Understand the distributed architecture that executes the retrieval workflow. Here you'll find the core platform components that power retrieval, ranking, machine learning inference, and real-time serving.
Use the left and right arrows to browse the platform components below. Each section provides a high-level summary and links to a Technical Deep Dive for a more detailed architectural explanation.
Explore:
- Unified Data Model
- Distributed Serving
- Retrieval Pipeline
- Multi-phase Ranking
- Machine Learning Inference
- Real-Time Updates
Unified Data Model
Vespa brings structured data, full text, vectors, and tensors together into a single document model. Rather than storing different data types in separate systems and combining results later, applications can model, index, and retrieve them through a single schema and query pipeline.
This unified approach simplifies application architecture while enabling lexical search, semantic retrieval, filtering, ranking, and machine learning to work together over the same data.
Distributed Serving
Vespa distributes data across independent content nodes and executes retrieval, ranking, and machine learning inference where the data already resides. Rather than moving large volumes of data across the network for processing, queries are executed locally before results are combined into a final response. This minimizes network overhead while delivering high throughput, predictable latency, and efficient resource utilization as applications scale.

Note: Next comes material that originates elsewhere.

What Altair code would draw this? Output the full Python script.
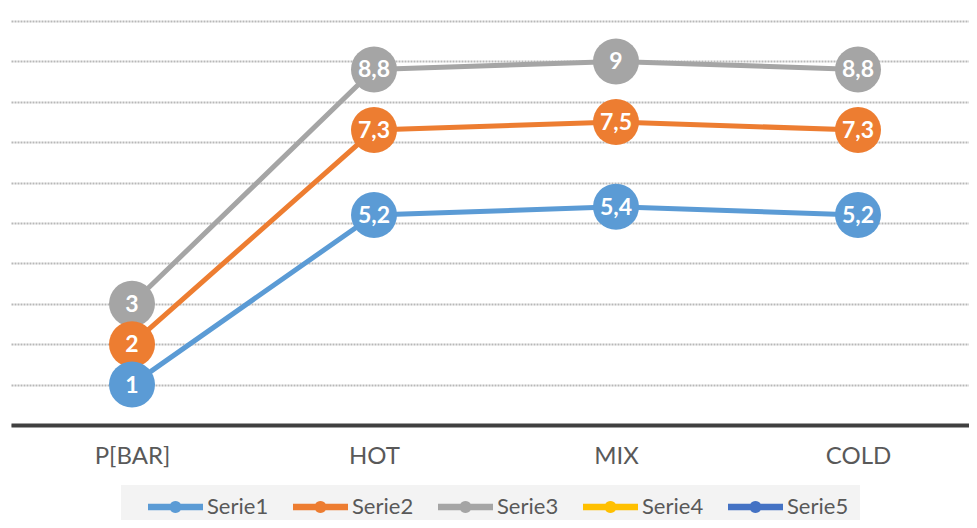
import altair as alt
import pandas as pd

categories = ["P[BAR]", "HOT", "MIX", "COLD"]
series_names = ["Serie1", "Serie2", "Serie3", "Serie4", "Serie5"]
serie1 = [1, 5.2, 5.4, 5.2]
serie2 = [2, 7.3, 7.5, 7.3]
serie3 = [3, 8.8, 9, 8.8]
colors = ["#5b9bd5", "#ed7d31", "#a5a5a5", "#ffc000", "#4472c4"]

rows = []
for z, (name, vals) in enumerate([("Serie3", serie3), ("Serie2", serie2), ("Serie1", serie1)]):
    for ci, (c, v) in enumerate(zip(categories, vals)):
        rows.append({"cat": c, "ci": ci, "serie": name, "value": v, "z": z,
                     "label": f"{v:g}".replace(".", ",")})
df = pd.DataFrame(rows)

seg = ("M-2.5,-0.29 L-0.461,-0.29 A0.545,0.545 0 0,1 0.461,-0.29 L2.5,-0.29 "
       "L2.5,0.29 L0.461,0.29 A0.545,0.545 0 0,1 -0.461,0.29 L-2.5,0.29 Z")

x = alt.X("cat:N", sort=categories, scale=alt.Scale(range=[0, 968], padding=0.5),
          axis=alt.Axis(title=None, labelAngle=0, domainColor="#404040", domainWidth=4,
                        ticks=False, grid=False, labelFont="Lato", labelFontSize=24,
                        labelColor="#595959", labelPadding=19))
y = alt.Y("value:Q", scale=alt.Scale(domain=[0, 10], nice=False),
          axis=alt.Axis(title=None, labels=False, ticks=False, domain=False,
                        values=list(range(0, 11)), gridColor="#b8b8b8", gridWidth=2,
                        gridDash=[2, 1]))
color_scale = alt.Scale(domain=series_names, range=colors)
legend = alt.Legend(title=None, orient="none", legendX=110, legendY=464,
                    direction="horizontal", columns=5,
                    symbolType=seg, symbolSize=484,
                    symbolStrokeWidth=0, symbolOpacity=1,
                    symbolOffset=32.5, labelOffset=20.5, columnPadding=8,
                    labelFont="Lato", labelFontSize=22,
                    labelColor="#595959", labelLimit=200,
                    padding=11, fillColor="#f3f3f3")
color = alt.Color("serie:N", scale=color_scale, legend=legend)

base = alt.Chart(df)

lines = base.mark_line(strokeWidth=5, interpolate="linear", strokeCap="round").encode(
    x=x, y=y, color=color, detail="serie:N", order=alt.Order("ci:Q"))

points = base.mark_point(filled=True, shape="circle", size=2116, opacity=1).encode(
    x=x, y=y, color=color, order=alt.Order("z:Q"))

texts = base.mark_text(font="Lato", fontSize=23, fontWeight="bold", color="white",
                       baseline="middle", align="center", dy=1).encode(
    x=x, y=y, text="label:N")

chart = alt.layer(lines, points, texts).properties(
    width=958, height=404,
    autosize=alt.AutoSizeParams(type="none"),
    padding={"left": 3, "top": 13, "right": 0, "bottom": 95},
).configure(font="Lato").configure_view(stroke=None)

chart.save("out.html", embed_options={"renderer": "svg", "actions": False})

This shared-nothing architecture enables parallel query execution, local model inference, and linear scalability, making Vespa well-suited for large-scale AI applications where retrieval quality, response time, and availability directly affect user experience and business outcomes.
Retrieval Pipeline
Vespa supports a flexible retrieval pipeline that combines multiple retrieval techniques within a single query. Rather than relying on a single search method, applications can combine lexical search, vector search, metadata filtering, structured retrieval, and chunk-level passage retrieval to identify the most relevant information for each request.
AI search often retrieves passages rather than entire documents. Vespa supports chunking strategies that index documents as smaller, searchable passages, allowing retrieval and ranking to focus on the most relevant content while preserving links to the original document. This improves grounding, reduces unnecessary context, and helps AI applications generate more accurate responses.

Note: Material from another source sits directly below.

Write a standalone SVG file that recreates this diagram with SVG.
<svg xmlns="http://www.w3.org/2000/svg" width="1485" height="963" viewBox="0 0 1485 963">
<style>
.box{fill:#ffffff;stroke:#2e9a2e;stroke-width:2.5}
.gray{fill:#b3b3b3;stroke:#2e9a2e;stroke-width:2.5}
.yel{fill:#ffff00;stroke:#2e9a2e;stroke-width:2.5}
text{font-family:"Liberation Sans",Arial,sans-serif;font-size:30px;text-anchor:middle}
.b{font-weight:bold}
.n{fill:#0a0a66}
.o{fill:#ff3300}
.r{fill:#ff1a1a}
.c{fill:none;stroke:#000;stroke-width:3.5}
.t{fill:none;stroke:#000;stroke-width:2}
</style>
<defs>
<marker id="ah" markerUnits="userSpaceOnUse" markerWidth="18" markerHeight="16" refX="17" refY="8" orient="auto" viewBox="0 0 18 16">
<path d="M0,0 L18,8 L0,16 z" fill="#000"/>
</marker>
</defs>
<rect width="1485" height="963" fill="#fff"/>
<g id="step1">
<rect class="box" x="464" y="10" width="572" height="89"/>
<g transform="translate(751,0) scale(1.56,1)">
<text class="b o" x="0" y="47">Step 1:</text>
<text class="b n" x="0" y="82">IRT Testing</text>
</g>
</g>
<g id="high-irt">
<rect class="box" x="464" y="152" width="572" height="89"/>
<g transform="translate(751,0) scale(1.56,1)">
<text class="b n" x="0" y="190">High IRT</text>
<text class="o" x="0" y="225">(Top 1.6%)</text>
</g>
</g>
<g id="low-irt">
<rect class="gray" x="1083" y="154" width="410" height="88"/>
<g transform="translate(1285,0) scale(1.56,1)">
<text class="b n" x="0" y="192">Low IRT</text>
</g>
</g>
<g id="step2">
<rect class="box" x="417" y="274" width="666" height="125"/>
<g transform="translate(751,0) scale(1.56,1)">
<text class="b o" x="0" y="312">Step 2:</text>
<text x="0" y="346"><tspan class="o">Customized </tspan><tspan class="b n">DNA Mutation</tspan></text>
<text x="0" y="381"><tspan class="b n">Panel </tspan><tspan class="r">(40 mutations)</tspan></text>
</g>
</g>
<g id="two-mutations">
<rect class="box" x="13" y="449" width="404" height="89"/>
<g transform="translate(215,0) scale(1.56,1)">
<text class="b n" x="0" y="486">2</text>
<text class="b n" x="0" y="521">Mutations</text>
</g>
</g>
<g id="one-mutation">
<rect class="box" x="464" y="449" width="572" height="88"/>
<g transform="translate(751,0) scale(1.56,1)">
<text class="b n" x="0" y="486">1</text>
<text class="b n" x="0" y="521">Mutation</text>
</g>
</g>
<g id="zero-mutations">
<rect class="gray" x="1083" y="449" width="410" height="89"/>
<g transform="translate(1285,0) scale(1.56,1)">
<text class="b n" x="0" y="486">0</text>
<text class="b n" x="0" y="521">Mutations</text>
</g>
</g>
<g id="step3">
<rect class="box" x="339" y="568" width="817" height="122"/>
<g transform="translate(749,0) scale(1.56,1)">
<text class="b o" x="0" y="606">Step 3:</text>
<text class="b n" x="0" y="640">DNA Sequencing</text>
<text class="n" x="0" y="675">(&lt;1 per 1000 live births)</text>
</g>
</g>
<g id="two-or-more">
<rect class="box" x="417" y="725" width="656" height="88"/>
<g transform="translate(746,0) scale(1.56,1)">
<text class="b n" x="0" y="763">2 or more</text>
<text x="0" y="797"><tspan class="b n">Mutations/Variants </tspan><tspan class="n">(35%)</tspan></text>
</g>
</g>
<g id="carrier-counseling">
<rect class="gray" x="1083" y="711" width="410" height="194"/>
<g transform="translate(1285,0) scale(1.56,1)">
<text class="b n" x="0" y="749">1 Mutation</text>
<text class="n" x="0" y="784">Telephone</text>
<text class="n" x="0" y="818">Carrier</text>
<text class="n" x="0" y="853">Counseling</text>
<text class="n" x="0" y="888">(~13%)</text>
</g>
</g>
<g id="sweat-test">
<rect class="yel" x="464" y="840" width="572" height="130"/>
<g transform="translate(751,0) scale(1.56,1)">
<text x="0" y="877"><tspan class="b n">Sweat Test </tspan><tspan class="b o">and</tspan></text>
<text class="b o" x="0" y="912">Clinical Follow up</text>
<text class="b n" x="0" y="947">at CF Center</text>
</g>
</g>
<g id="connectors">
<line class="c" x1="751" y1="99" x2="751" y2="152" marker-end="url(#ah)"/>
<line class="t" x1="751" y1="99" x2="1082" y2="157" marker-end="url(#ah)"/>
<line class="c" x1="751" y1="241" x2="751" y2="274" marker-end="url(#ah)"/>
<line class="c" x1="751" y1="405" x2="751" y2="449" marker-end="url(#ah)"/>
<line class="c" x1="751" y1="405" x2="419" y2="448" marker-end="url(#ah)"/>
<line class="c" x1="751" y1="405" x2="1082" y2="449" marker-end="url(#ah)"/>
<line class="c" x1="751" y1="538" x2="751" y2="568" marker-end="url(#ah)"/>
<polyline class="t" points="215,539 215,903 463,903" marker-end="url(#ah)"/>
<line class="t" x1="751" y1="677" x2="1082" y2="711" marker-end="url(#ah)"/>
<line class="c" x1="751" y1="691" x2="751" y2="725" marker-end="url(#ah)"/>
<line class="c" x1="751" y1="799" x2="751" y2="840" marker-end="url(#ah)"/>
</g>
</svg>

This unified pipeline enables hybrid search, RAG, recommendations, conversational AI, and personalized search without requiring multiple retrieval systems. Queries progressively refine candidate sets before passing them to the ranking stages, balancing retrieval quality with efficiency and latency.
Multi-Phase Ranking
Retrieval identifies candidate documents. Ranking determines which of those candidates are most relevant. Vespa uses a multi-phase ranking pipeline that progressively applies increasingly sophisticated ranking models, allowing applications to improve relevance while controlling computational cost and query latency.
Each ranking stage can combine lexical signals, semantic similarity, business rules, personalization, and machine learning models, ensuring that expensive computations are performed only on the most promising candidates.

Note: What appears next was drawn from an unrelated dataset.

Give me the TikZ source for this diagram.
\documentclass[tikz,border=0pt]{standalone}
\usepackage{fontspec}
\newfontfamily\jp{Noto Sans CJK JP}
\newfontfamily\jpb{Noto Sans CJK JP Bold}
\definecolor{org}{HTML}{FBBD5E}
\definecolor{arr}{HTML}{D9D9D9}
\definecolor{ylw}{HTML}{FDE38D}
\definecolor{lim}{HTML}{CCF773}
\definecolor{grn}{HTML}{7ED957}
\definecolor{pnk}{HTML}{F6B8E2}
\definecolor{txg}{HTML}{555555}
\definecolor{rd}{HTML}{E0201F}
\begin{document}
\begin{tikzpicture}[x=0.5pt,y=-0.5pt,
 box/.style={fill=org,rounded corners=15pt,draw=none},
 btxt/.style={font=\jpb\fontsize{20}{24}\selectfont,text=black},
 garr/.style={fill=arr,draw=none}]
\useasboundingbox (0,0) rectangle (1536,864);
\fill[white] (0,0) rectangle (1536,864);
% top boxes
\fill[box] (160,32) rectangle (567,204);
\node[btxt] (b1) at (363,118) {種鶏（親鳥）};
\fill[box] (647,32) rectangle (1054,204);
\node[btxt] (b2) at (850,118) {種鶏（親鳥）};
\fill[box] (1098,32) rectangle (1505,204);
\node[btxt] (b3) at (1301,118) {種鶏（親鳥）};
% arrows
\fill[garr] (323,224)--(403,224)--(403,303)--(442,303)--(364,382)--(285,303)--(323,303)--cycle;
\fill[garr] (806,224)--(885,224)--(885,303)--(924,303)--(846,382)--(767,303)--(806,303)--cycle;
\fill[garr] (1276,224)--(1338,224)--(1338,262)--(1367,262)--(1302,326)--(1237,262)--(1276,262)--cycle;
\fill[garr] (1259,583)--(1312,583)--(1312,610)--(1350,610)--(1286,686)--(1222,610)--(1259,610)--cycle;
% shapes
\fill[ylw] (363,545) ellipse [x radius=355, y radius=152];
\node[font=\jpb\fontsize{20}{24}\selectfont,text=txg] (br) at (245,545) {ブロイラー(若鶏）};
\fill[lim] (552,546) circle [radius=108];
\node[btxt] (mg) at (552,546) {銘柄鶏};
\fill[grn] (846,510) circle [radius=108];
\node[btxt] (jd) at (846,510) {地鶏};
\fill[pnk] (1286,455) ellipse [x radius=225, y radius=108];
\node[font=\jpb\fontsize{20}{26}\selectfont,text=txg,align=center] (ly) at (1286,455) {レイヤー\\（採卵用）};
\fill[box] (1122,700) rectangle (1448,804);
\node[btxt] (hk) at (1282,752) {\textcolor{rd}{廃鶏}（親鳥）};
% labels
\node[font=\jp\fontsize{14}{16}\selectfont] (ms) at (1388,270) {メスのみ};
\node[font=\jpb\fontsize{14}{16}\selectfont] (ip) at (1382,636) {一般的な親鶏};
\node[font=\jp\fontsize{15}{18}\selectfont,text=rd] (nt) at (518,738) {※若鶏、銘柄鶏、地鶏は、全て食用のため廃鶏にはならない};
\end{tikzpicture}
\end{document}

Machine Learning Inference
Vespa executes machine learning models directly within the retrieval pipeline, allowing inference to occur alongside retrieval and ranking rather than through separate model-serving infrastructure. This enables applications to enrich queries, rerank results, and execute machine learning inference without introducing additional network hops.
Vespa supports industry-standard model formats such as ONNX, as well as XGBoost models, custom ranking functions, and transformer-based rerankers, including cross-encoders. Executing inference close to the data reduces latency while simplifying the overall AI architecture.
Real-Time Updates
Modern AI applications depend on continuously changing information, from new documents and inventory changes to user interactions and behavioral signals. Vespa is designed for real-time serving, making newly ingested content and updates searchable almost immediately while maintaining predictable low-latency query performance.
Support for partial document updates enables individual fields to be modified without rebuilding entire documents, while the distributed architecture efficiently handles high ingestion rates alongside query traffic. This allows applications to maintain fresh retrieval results even as data changes continuously.